**Task brief:**
Set down each line of the material that follows, exactly, with no pictures.

**Data block:**
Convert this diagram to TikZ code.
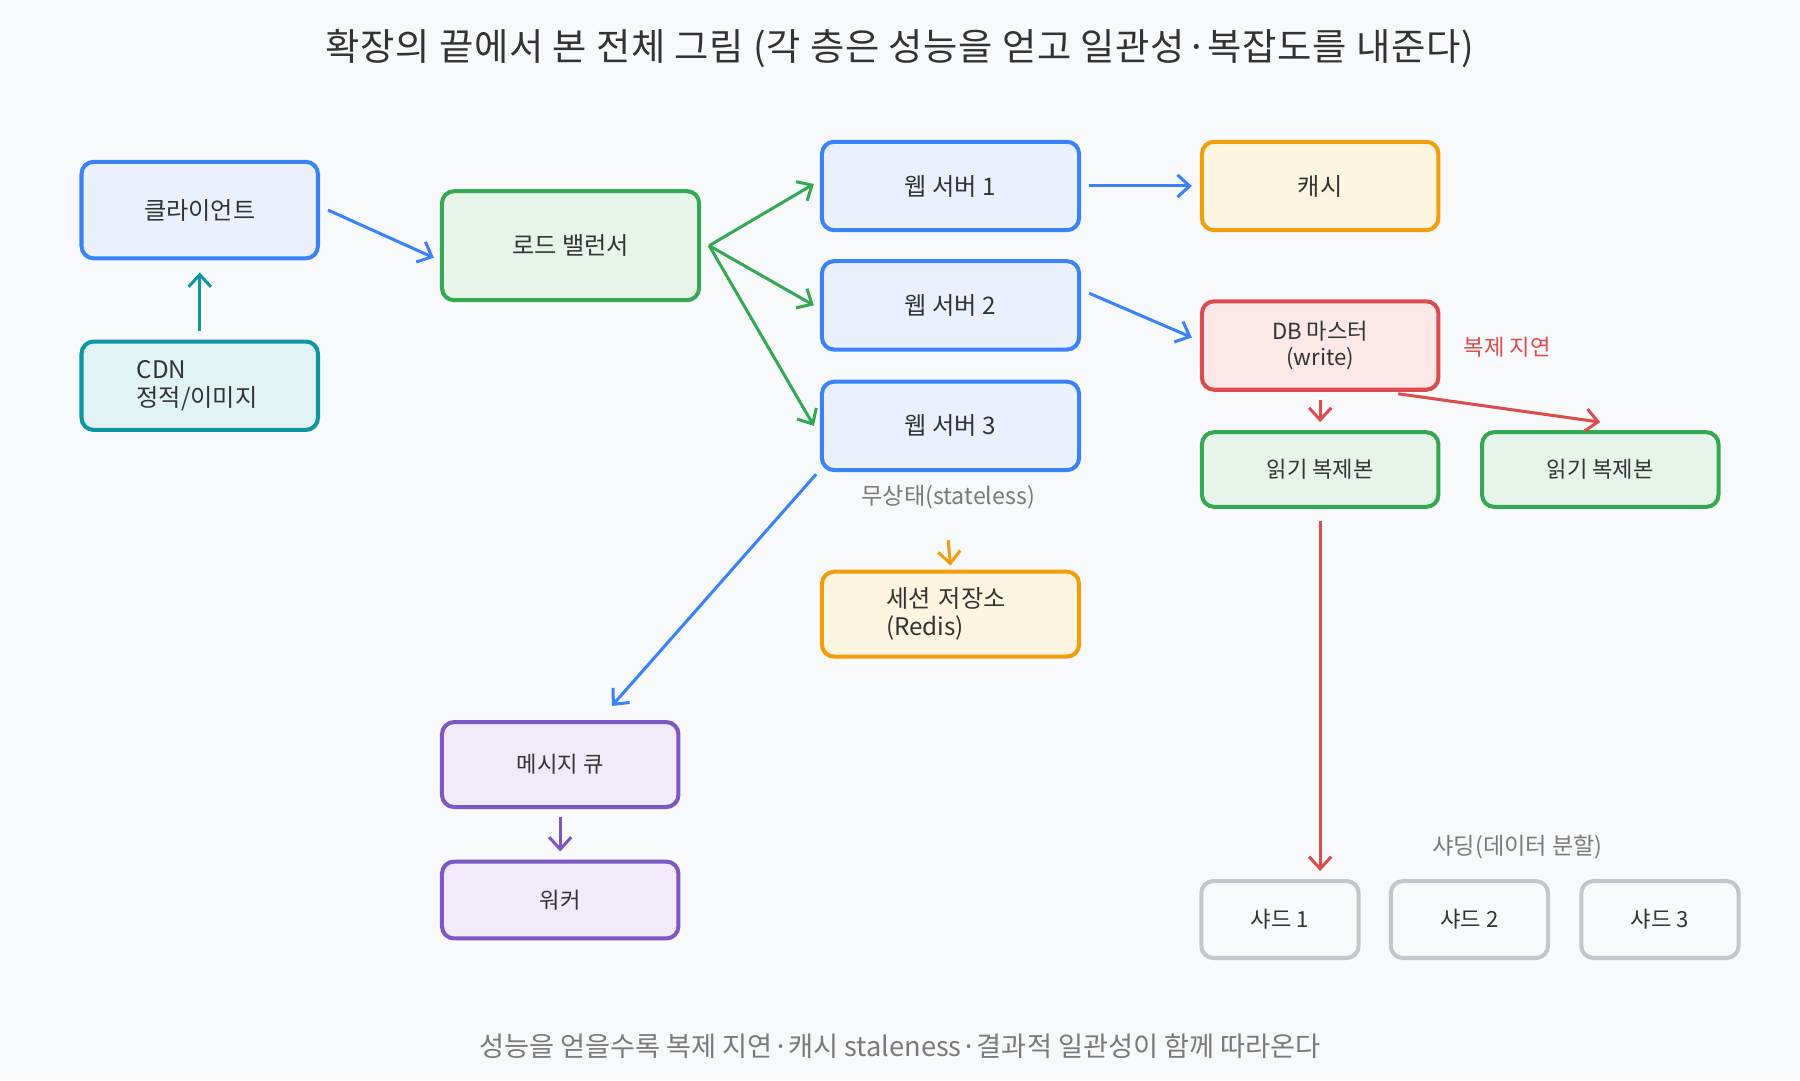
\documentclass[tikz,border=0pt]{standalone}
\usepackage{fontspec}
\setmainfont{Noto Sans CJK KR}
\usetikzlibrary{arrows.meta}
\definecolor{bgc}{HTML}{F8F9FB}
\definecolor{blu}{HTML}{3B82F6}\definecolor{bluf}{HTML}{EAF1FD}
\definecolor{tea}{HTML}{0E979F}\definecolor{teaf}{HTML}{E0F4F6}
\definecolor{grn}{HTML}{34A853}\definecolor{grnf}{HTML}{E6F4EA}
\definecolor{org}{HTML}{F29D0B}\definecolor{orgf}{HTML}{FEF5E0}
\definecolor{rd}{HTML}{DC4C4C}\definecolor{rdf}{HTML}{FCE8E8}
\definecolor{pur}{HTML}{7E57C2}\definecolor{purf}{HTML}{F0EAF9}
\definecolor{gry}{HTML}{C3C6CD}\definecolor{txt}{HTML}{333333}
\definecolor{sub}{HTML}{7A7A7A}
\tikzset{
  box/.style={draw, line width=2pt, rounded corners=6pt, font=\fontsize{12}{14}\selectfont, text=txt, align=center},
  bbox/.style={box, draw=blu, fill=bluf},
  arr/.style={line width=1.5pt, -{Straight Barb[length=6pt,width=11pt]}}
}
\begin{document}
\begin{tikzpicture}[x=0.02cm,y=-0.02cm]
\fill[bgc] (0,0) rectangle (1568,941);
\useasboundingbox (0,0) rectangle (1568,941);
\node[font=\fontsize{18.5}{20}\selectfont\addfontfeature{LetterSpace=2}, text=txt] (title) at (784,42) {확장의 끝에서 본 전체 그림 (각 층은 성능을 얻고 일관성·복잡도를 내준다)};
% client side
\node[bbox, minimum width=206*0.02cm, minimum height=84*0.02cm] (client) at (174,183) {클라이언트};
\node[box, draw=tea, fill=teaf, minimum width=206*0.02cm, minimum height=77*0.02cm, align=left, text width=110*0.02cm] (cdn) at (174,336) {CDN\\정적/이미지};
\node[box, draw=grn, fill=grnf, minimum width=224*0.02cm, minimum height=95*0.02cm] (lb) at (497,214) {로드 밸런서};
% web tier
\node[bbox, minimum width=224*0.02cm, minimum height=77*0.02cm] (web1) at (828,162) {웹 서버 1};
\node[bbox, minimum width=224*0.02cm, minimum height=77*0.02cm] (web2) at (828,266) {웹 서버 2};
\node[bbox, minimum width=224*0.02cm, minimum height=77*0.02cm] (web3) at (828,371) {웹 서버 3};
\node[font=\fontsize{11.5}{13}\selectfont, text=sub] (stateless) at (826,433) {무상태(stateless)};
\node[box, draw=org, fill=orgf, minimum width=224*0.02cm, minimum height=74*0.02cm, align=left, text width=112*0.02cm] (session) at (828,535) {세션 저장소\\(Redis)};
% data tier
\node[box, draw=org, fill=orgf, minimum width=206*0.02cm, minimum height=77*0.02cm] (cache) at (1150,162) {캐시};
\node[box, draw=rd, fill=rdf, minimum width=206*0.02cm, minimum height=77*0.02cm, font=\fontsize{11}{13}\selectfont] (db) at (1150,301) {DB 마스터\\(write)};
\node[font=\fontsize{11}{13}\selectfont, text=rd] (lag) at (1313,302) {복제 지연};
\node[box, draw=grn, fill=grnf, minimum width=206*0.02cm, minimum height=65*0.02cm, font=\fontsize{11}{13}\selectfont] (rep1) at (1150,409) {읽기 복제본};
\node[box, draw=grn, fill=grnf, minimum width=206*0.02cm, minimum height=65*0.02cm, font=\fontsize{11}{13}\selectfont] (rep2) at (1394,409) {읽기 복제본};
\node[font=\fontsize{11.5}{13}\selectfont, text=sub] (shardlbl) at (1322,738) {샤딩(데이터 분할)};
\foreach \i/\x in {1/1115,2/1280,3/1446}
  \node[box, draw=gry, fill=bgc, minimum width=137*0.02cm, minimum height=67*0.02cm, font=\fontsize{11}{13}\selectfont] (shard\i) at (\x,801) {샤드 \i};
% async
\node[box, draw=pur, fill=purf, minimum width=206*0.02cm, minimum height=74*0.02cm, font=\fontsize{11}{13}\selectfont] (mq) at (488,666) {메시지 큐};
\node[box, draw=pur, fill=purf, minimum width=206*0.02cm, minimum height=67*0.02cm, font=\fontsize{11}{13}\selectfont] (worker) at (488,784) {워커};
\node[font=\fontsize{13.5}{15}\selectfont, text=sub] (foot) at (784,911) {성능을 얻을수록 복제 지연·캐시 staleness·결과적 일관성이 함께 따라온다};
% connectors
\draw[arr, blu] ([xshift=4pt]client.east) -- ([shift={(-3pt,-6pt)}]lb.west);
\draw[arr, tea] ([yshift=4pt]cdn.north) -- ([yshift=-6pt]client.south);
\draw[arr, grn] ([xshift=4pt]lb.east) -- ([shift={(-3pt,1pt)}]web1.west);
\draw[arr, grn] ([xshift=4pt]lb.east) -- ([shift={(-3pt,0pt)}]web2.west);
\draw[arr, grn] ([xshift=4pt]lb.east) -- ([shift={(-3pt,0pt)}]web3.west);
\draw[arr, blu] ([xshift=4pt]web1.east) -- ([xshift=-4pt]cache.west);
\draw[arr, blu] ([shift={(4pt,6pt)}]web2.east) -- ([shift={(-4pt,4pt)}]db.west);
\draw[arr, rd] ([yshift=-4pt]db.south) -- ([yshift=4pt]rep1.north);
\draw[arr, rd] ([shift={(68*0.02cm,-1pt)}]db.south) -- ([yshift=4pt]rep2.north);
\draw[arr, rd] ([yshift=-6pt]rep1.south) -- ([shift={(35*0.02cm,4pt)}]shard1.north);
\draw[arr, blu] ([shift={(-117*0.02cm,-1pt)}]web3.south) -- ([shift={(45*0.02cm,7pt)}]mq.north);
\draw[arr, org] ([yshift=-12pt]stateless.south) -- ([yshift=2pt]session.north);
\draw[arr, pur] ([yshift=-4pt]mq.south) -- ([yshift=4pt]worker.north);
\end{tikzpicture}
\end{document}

**Expected output:**
Convert this diagram to TikZ code.
\documentclass[tikz,border=0pt]{standalone}
\usepackage{fontspec}
\setmainfont{Noto Sans CJK KR}
\usetikzlibrary{arrows.meta}
\definecolor{bgc}{HTML}{F8F9FB}
\definecolor{blu}{HTML}{3B82F6}\definecolor{bluf}{HTML}{EAF1FD}
\definecolor{tea}{HTML}{0E979F}\definecolor{teaf}{HTML}{E0F4F6}
\definecolor{grn}{HTML}{34A853}\definecolor{grnf}{HTML}{E6F4EA}
\definecolor{org}{HTML}{F29D0B}\definecolor{orgf}{HTML}{FEF5E0}
\definecolor{rd}{HTML}{DC4C4C}\definecolor{rdf}{HTML}{FCE8E8}
\definecolor{pur}{HTML}{7E57C2}\definecolor{purf}{HTML}{F0EAF9}
\definecolor{gry}{HTML}{C3C6CD}\definecolor{txt}{HTML}{333333}
\definecolor{sub}{HTML}{7A7A7A}
\tikzset{
  box/.style={draw, line width=2pt, rounded corners=6pt, font=\fontsize{12}{14}\selectfont, text=txt, align=center},
  bbox/.style={box, draw=blu, fill=bluf},
  arr/.style={line width=1.5pt, -{Straight Barb[length=6pt,width=11pt]}}
}
\begin{document}
\begin{tikzpicture}[x=0.02cm,y=-0.02cm]
\fill[bgc] (0,0) rectangle (1568,941);
\useasboundingbox (0,0) rectangle (1568,941);
\node[font=\fontsize{18.5}{20}\selectfont\addfontfeature{LetterSpace=2}, text=txt] (title) at (784,42) {확장의 끝에서 본 전체 그림 (각 층은 성능을 얻고 일관성·복잡도를 내준다)};
% client side
\node[bbox, minimum width=206*0.02cm, minimum height=84*0.02cm] (client) at (174,183) {클라이언트};
\node[box, draw=tea, fill=teaf, minimum width=206*0.02cm, minimum height=77*0.02cm, align=left, text width=110*0.02cm] (cdn) at (174,336) {CDN\\정적/이미지};
\node[box, draw=grn, fill=grnf, minimum width=224*0.02cm, minimum height=95*0.02cm] (lb) at (497,214) {로드 밸런서};
% web tier
\node[bbox, minimum width=224*0.02cm, minimum height=77*0.02cm] (web1) at (828,162) {웹 서버 1};
\node[bbox, minimum width=224*0.02cm, minimum height=77*0.02cm] (web2) at (828,266) {웹 서버 2};
\node[bbox, minimum width=224*0.02cm, minimum height=77*0.02cm] (web3) at (828,371) {웹 서버 3};
\node[font=\fontsize{11.5}{13}\selectfont, text=sub] (stateless) at (826,433) {무상태(stateless)};
\node[box, draw=org, fill=orgf, minimum width=224*0.02cm, minimum height=74*0.02cm, align=left, text width=112*0.02cm] (session) at (828,535) {세션 저장소\\(Redis)};
% data tier
\node[box, draw=org, fill=orgf, minimum width=206*0.02cm, minimum height=77*0.02cm] (cache) at (1150,162) {캐시};
\node[box, draw=rd, fill=rdf, minimum width=206*0.02cm, minimum height=77*0.02cm, font=\fontsize{11}{13}\selectfont] (db) at (1150,301) {DB 마스터\\(write)};
\node[font=\fontsize{11}{13}\selectfont, text=rd] (lag) at (1313,302) {복제 지연};
\node[box, draw=grn, fill=grnf, minimum width=206*0.02cm, minimum height=65*0.02cm, font=\fontsize{11}{13}\selectfont] (rep1) at (1150,409) {읽기 복제본};
\node[box, draw=grn, fill=grnf, minimum width=206*0.02cm, minimum height=65*0.02cm, font=\fontsize{11}{13}\selectfont] (rep2) at (1394,409) {읽기 복제본};
\node[font=\fontsize{11.5}{13}\selectfont, text=sub] (shardlbl) at (1322,738) {샤딩(데이터 분할)};
\foreach \i/\x in {1/1115,2/1280,3/1446}
  \node[box, draw=gry, fill=bgc, minimum width=137*0.02cm, minimum height=67*0.02cm, font=\fontsize{11}{13}\selectfont] (shard\i) at (\x,801) {샤드 \i};
% async
\node[box, draw=pur, fill=purf, minimum width=206*0.02cm, minimum height=74*0.02cm, font=\fontsize{11}{13}\selectfont] (mq) at (488,666) {메시지 큐};
\node[box, draw=pur, fill=purf, minimum width=206*0.02cm, minimum height=67*0.02cm, font=\fontsize{11}{13}\selectfont] (worker) at (488,784) {워커};
\node[font=\fontsize{13.5}{15}\selectfont, text=sub] (foot) at (784,911) {성능을 얻을수록 복제 지연·캐시 staleness·결과적 일관성이 함께 따라온다};
% connectors
\draw[arr, blu] ([xshift=4pt]client.east) -- ([shift={(-3pt,-6pt)}]lb.west);
\draw[arr, tea] ([yshift=4pt]cdn.north) -- ([yshift=-6pt]client.south);
\draw[arr, grn] ([xshift=4pt]lb.east) -- ([shift={(-3pt,1pt)}]web1.west);
\draw[arr, grn] ([xshift=4pt]lb.east) -- ([shift={(-3pt,0pt)}]web2.west);
\draw[arr, grn] ([xshift=4pt]lb.east) -- ([shift={(-3pt,0pt)}]web3.west);
\draw[arr, blu] ([xshift=4pt]web1.east) -- ([xshift=-4pt]cache.west);
\draw[arr, blu] ([shift={(4pt,6pt)}]web2.east) -- ([shift={(-4pt,4pt)}]db.west);
\draw[arr, rd] ([yshift=-4pt]db.south) -- ([yshift=4pt]rep1.north);
\draw[arr, rd] ([shift={(68*0.02cm,-1pt)}]db.south) -- ([yshift=4pt]rep2.north);
\draw[arr, rd] ([yshift=-6pt]rep1.south) -- ([shift={(35*0.02cm,4pt)}]shard1.north);
\draw[arr, blu] ([shift={(-117*0.02cm,-1pt)}]web3.south) -- ([shift={(45*0.02cm,7pt)}]mq.north);
\draw[arr, org] ([yshift=-12pt]stateless.south) -- ([yshift=2pt]session.north);
\draw[arr, pur] ([yshift=-4pt]mq.south) -- ([yshift=4pt]worker.north);
\end{tikzpicture}
\end{document}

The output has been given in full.